PBS Documentary Asks if School Buses Are ‘Safe Enough’ Without Lap/Shoulder Seatbelts

A still from the Montana PBS documentary
A still from the Montana PBS documentary "Safe Enough?" shows a student buckling up on the school bus.

STN EXPO Reno attendees can screen an hour-long, award-winning documentary produced by Montana PBS last fall that seeks to answer the question of whether school buses are “Safe Enough?”

Specifically, journalist Anna D. Rau dives into the topic of lap-and-shoulder seatbelts, and the lack of a requirement in Montana or nationwide. She concludes that a lack of political will to pass laws stems from concerns over cost.

Among those interviewed are Tom Cohn, transportation director of Helena Public Schools and an STN EXPO speaker next month on the topic. The district became the first in the Big Sky state to implement three-point belts voluntarily in 2012. That accomplishment is a widely used case study for adopting the occupant restraints, as well as procedures for usage.

Tom Cohn, transportation manager for the Helena Montana Public Schools.
Tom Cohn, transportation manager for the Helena Montana Public Schools, speaks during the STN EXPO Indianapolis in early June. (Photo by David George.)
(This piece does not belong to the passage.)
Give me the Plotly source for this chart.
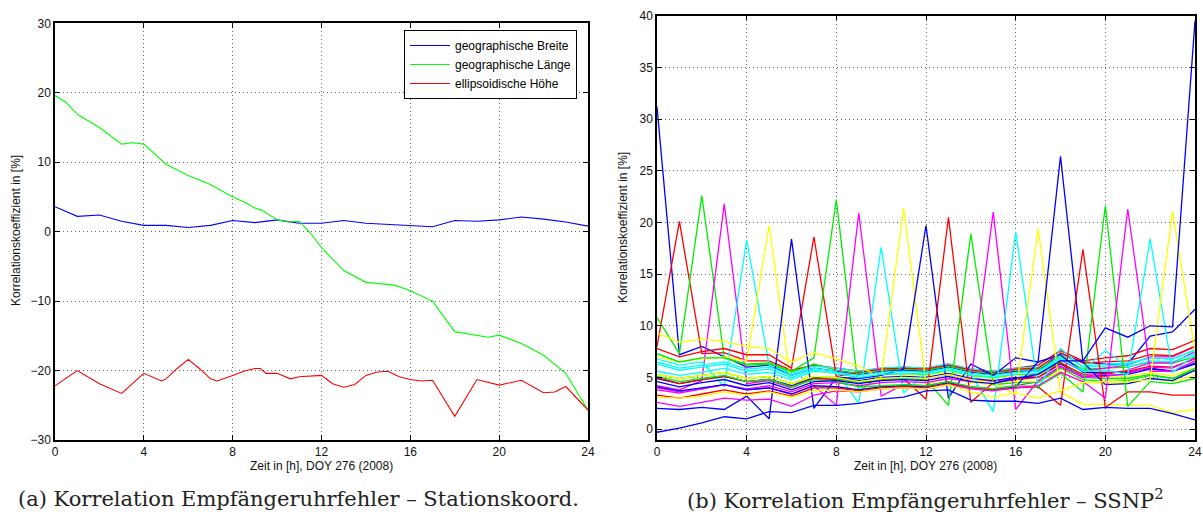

Helena Public Schools saw the benefit of the seatbelts the morning of Nov. 27, 2017, when a school bus was t-boned as it passed through an intersection, then ran off the road and overturned. All the students and the bus driver walked away from the crash.

Several Montana school districts have followed suit by implementing lap-and-shoulder seat belts.

One of them is Huntley Project Schools in Worden, located about a four-hour drive to the southeast. On April 21, 2008, as the documentary recounts, 7-year-old student Sarah Fark was killed when she was ejected from her school bus during a side-impact crash with a truck that was traveling 55 mph.

Rau also speaks with Rep. Jill Cohenaur, a Montana lawmaker who has unsuccessfully tried for several years to pass a law that would require the occupant restraints. Kristin Poland of the National Transportation Safety Board and Charles Vits with IMMI/SafeGuard are also interviewed.

Two former Montana State Highway Patrolmen also sit down with Rau, as does a motorist who was the first to arrive on the scene of the school bus crash that took Fark’s life, plus a Montana School Board Association representative, and a Helena school bus driver, who attests to how much the seatbelts have improved onboard student behavior.

The documentary shares several videos taken at IMMI’s Center for Advanced Product Evaluation, the site of a school bus crash-test event held on June 7, during the STN EXPO Indianapolis. They show how belted and unbelted dummies perform in frontal and rear-impact crash tests, as well as side impacts and rollovers.

The latter scenarios are the most dangerous, because in these crashes, “compartmentalization” within cushioned, high-back seats fails to protect students. In fact, as both crash-test and real-life video shows, students become projectiles within the bus. They strike the roof, seats, windows, window frames and each other in a side impact or rollover crash.

The documentary, which has been nominated for a regional Emmy Award and won Montana’s E.B. Craney Award for Noncommercial Program of the Year, will be shown on the STN EXPO Trade Show floor on Monday evening, July 29 and on Tuesday, July 30. It is also accessible online.